Merchant Discount Rate (MDR) sounds like a good thing. Who doesn’t want a discount? But the term is highly misleading. Watch out. When you hear MDR from your payment processor, think hidden fees.
What is a merchant discount rate (MDR)?
There are several pricing models in payments and MDR is used in the “tiered” pricing model. MDR is the base price, paid by a merchant to a bank, for accepting credit card payments from their customers. The MDR is typically between 1.2% and 2.9%.
The misleading part of MDR
Payment processors that use tiered pricing may quote you with an MDR of 1.5% which sounds great. That’s a good rate. Merchants will sign up thinking they got the great rate of 1.5%. The massive “BUT” is that there are only a few types of transactions where a merchant will even get close to the MDR. Those are generally card-present transactions (i.e. no online, no virtual terminal, etc), using chip-and-pin, with a customer that is using the most basic of credit card types (i.e. no rewards cards, no corporate cards, etc.). That’s in the fine print many merchants don’t read. You can call those “hidden fees”.

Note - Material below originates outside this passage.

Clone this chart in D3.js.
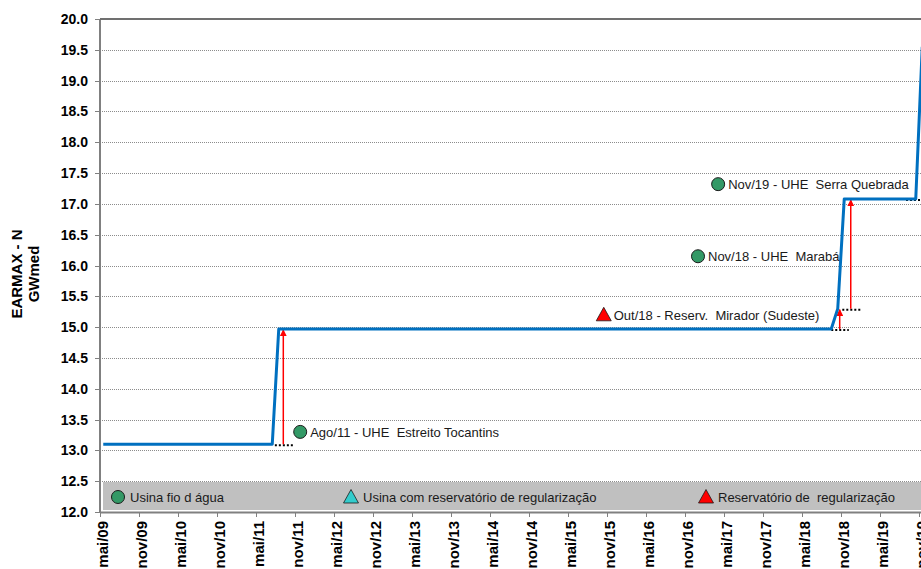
<!DOCTYPE html>
<html>
<head>
<meta charset="utf-8">
<script src="https://cdn.jsdelivr.net/npm/d3@7"></script>
<style>
  html, body { margin: 0; padding: 0; background: #fff; overflow: hidden; }
  svg { display: block; font-family: "Liberation Sans", Arial, sans-serif; }
  svg text { white-space: pre; }
</style>
</head>
<body>
<div id="chart"></div>
<script>
// month abbreviations (pt-BR) used to place values on the month axis
var monthNames = ['jan','fev','mar','abr','mai','jun','jul','ago','set','out','nov','dez'];

// x tick labels, every six months
var tickLabels = ['mai/09','nov/09','mai/10','nov/10','mai/11','nov/11','mai/12','nov/12',
                  'mai/13','nov/13','mai/14','nov/14','mai/15','nov/15','mai/16','nov/16',
                  'mai/17','nov/17','mai/18','nov/18','mai/19','nov/19'];

// y ticks
var yTicks = [12.0,12.5,13.0,13.5,14.0,14.5,15.0,15.5,16.0,16.5,17.0,17.5,18.0,18.5,19.0,19.5,20.0];

// EARMAX series (corner points of the step curve)
var earmaxMonths = ['mai/09','jul/11','ago/11','set/18','out/18','nov/18','out/19','nov/19'];
var earmaxValues = [13.1, 13.1, 14.97, 14.97, 15.3, 17.08, 17.08, 19.55];

// annotations: marker position (months after mai/09, value), label
var noteMonths = [30.8, 77.5, 92.0, 95.1];
var noteValues = [13.3, 15.2, 16.15, 17.32];
var noteLabels = ['Ago/11 - UHE  Estreito Tocantins', 'Out/18 - Reserv.  Mirador (Sudeste)',
                  'Nov/18 - UHE  Marabá', 'Nov/19 - UHE  Serra Quebrada'];
var noteTypes  = ['fio', 'reserv', 'fio', 'fio'];

// red arrows: month, from value, to value
var arrowMonths = [28.2, 113.8, 115.5];
var arrowFrom   = [13.1, 14.97, 15.3];
var arrowTo     = [14.97, 15.3, 17.08];

// dotted reference stubs: from month, to month, value
var stubFrom  = [26.9, 112.5, 114.2, 124.0];
var stubTo    = [29.7, 115.2, 117.1, 127.0];
var stubValue = [13.1, 14.97, 15.3, 17.08];

// legend
var legendLabels = ['Usina fio d água', 'Usina com reservatório de regularização', 'Reservatório de  regularização'];
var legendTypes  = ['fio', 'usinaReserv', 'reserv'];

var W = 921, H = 569;
var margin = {top: 19, left: 100, bottom: 57};
var monthCount = 126;

function monthIndex(s){
    var p = s.split('/');
    return (2000 + (+p[1]) - 2009) * 12 + monthNames.indexOf(p[0]) - 4;
}

var x = d3.scaleLinear().domain([0, monthCount]).range([margin.left, margin.left + monthCount * 6.5]);
var y = d3.scaleLinear().domain([12, 20]).range([H - margin.bottom, margin.top]);
var px = function(m){ return x(m + 0.5); };

var svg = d3.select('#chart').append('svg')
    .attr('width', W).attr('height', H);

var defs = svg.append('defs');
defs.append('clipPath').attr('id', 'plotclip')
    .append('rect').attr('x', margin.left).attr('y', margin.top)
    .attr('width', 1000).attr('height', y(12) - margin.top);
defs.append('marker').attr('id', 'arrowhead')
    .attr('viewBox', '0 0 10 10').attr('refX', 9).attr('refY', 5)
    .attr('markerWidth', 7).attr('markerHeight', 7).attr('markerUnits', 'userSpaceOnUse')
    .attr('orient', 'auto')
  .append('path').attr('d', 'M0,0L10,5L0,10z').attr('fill', '#ff0000');

// gridlines
svg.append('g').classed('grid', true)
  .selectAll('line').data(yTicks.slice(1, -1)).enter().append('line')
    .attr('x1', margin.left).attr('x2', W)
    .attr('y1', function(d){ return Math.round(y(d)) + 0.5; })
    .attr('y2', function(d){ return Math.round(y(d)) + 0.5; })
    .attr('stroke', '#8c8c8c').attr('stroke-dasharray', '1,1');

// legend band
var legend = svg.append('g').classed('legend', true);
legend.append('rect').attr('x', 103).attr('y', 482).attr('width', W - 103).attr('height', 28)
    .attr('fill', '#c0c0c0');

function drawSymbol(g, type, cx, cy){
    if (type === 'fio') {
        g.append('circle').attr('cx', cx).attr('cy', cy).attr('r', 6.5)
            .attr('fill', '#339966').attr('stroke', '#1a1a1a').attr('stroke-width', 1);
    } else {
        var s = 7.5;
        g.append('path')
            .attr('d', 'M' + cx + ',' + (cy - s) + 'L' + (cx + s) + ',' + (cy + s * 0.8) + 'L' + (cx - s) + ',' + (cy + s * 0.8) + 'Z')
            .attr('fill', type === 'reserv' ? '#ff0000' : '#33cccc')
            .attr('stroke', '#1a1a1a').attr('stroke-width', 0.8);
    }
}

var legendX = [118, 351, 706];
legendLabels.forEach(function(l, i){
    drawSymbol(legend, legendTypes[i], legendX[i], 497);
    legend.append('text').attr('x', legendX[i] + 12).attr('y', 502)
        .attr('font-size', '13px').attr('fill', '#1a1a1a').text(l);
});

// axes
var yAxis = svg.append('g').classed('yaxis', true);
yAxis.selectAll('line.tick').data(yTicks).enter().append('line').classed('tick', true)
    .attr('x1', margin.left - 5).attr('x2', margin.left)
    .attr('y1', function(d){ return Math.round(y(d)) + 0.5; })
    .attr('y2', function(d){ return Math.round(y(d)) + 0.5; })
    .attr('stroke', '#808080');
yAxis.selectAll('text').data(yTicks).enter().append('text')
    .attr('x', 88).attr('y', function(d){ return y(d); }).attr('dy', '0.36em')
    .attr('text-anchor', 'end').attr('font-size', '14px').attr('font-weight', 'bold')
    .text(function(d){ return d3.format('.1f')(d); });

svg.append('line').attr('x1', margin.left).attr('x2', margin.left)
    .attr('y1', margin.top).attr('y2', y(12) + 1)
    .attr('stroke', '#808080').attr('stroke-width', 2);
svg.append('line').attr('x1', margin.left).attr('x2', W)
    .attr('y1', margin.top).attr('y2', margin.top)
    .attr('stroke', '#707070').attr('stroke-width', 2);
svg.append('line').attr('x1', margin.left).attr('x2', W)
    .attr('y1', y(12) + 0.5).attr('y2', y(12) + 0.5)
    .attr('stroke', '#808080').attr('stroke-width', 2);

var xAxis = svg.append('g').classed('xaxis', true);
xAxis.selectAll('line').data(tickLabels).enter().append('line')
    .attr('x1', function(d){ return Math.round(x(monthIndex(d))) + 0.5; })
    .attr('x2', function(d){ return Math.round(x(monthIndex(d))) + 0.5; })
    .attr('y1', y(12)).attr('y2', y(12) + 5)
    .attr('stroke', '#808080');
xAxis.selectAll('text').data(tickLabels).enter().append('text')
    .attr('transform', function(d){ return 'translate(' + [x(monthIndex(d)) + 3, 521] + ') rotate(-90)'; })
    .attr('dy', '0.36em').attr('text-anchor', 'end')
    .attr('font-size', '15px').attr('font-weight', 'bold')
    .text(function(d){ return d; });

// y axis title
var ttl = svg.append('g').attr('transform', 'translate(' + [17, 274] + ') rotate(-90)');
ttl.append('text').attr('text-anchor', 'middle').attr('dy', '0.36em')
    .attr('font-size', '15px').attr('font-weight', 'bold').text('EARMAX - N');
ttl.append('text').attr('text-anchor', 'middle').attr('dy', '0.36em').attr('y', 17)
    .attr('font-size', '15px').attr('font-weight', 'bold').text('GWmed');

// dotted stubs
svg.append('g').selectAll('line').data(stubValue).enter().append('line')
    .attr('x1', function(d, i){ return x(stubFrom[i]); })
    .attr('x2', function(d, i){ return x(stubTo[i]); })
    .attr('y1', function(d){ return y(d) + 1; })
    .attr('y2', function(d){ return y(d) + 1; })
    .attr('stroke', '#000').attr('stroke-width', 2).attr('stroke-dasharray', '2,2');

// red arrows
svg.append('g').selectAll('line').data(arrowMonths).enter().append('line')
    .attr('x1', function(d){ return x(d); }).attr('x2', function(d){ return x(d); })
    .attr('y1', function(d, i){ return y(arrowFrom[i]); })
    .attr('y2', function(d, i){ return y(arrowTo[i]) + 1; })
    .attr('stroke', '#ff0000').attr('stroke-width', 1.5)
    .attr('marker-end', 'url(#arrowhead)');

// EARMAX line
var pts = earmaxMonths.map(function(m, i){ return [px(monthIndex(m)), y(earmaxValues[i])]; });
svg.append('g').attr('clip-path', 'url(#plotclip)')
  .append('path').attr('d', d3.line()(pts))
    .attr('fill', 'none').attr('stroke', '#0070c0').attr('stroke-width', 3)
    .attr('stroke-linejoin', 'round');

// annotations
var notes = svg.append('g').classed('notes', true);
noteLabels.forEach(function(l, i){
    var cx = x(noteMonths[i]), cy = y(noteValues[i]);
    drawSymbol(notes, noteTypes[i], cx, cy);
    notes.append('text').attr('x', cx + 10).attr('y', cy + 5)
        .attr('font-size', '13px').attr('fill', '#1a1a1a').text(l);
});
</script>
</body>
</html>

It’s almost certain that more than 50% of your transactions will not qualify. The transactions that don’t “qualify” have what’s called a non-qualified surcharge added. This may be an extra 1% or even 2%. What also makes this unfair is that each payment processor controls what transaction goes into what qualification rate, making it difficult to do a price comparison between providers. The solution is to move away from tiered or MDR pricing.
Clearly Payments has not once priced a customer with an MDR, nor has it ever given a non-qualified surcharge. We’re allergic to them. Most payments experts believe that if your company is using tiered pricing, you are almost certainly paying too much.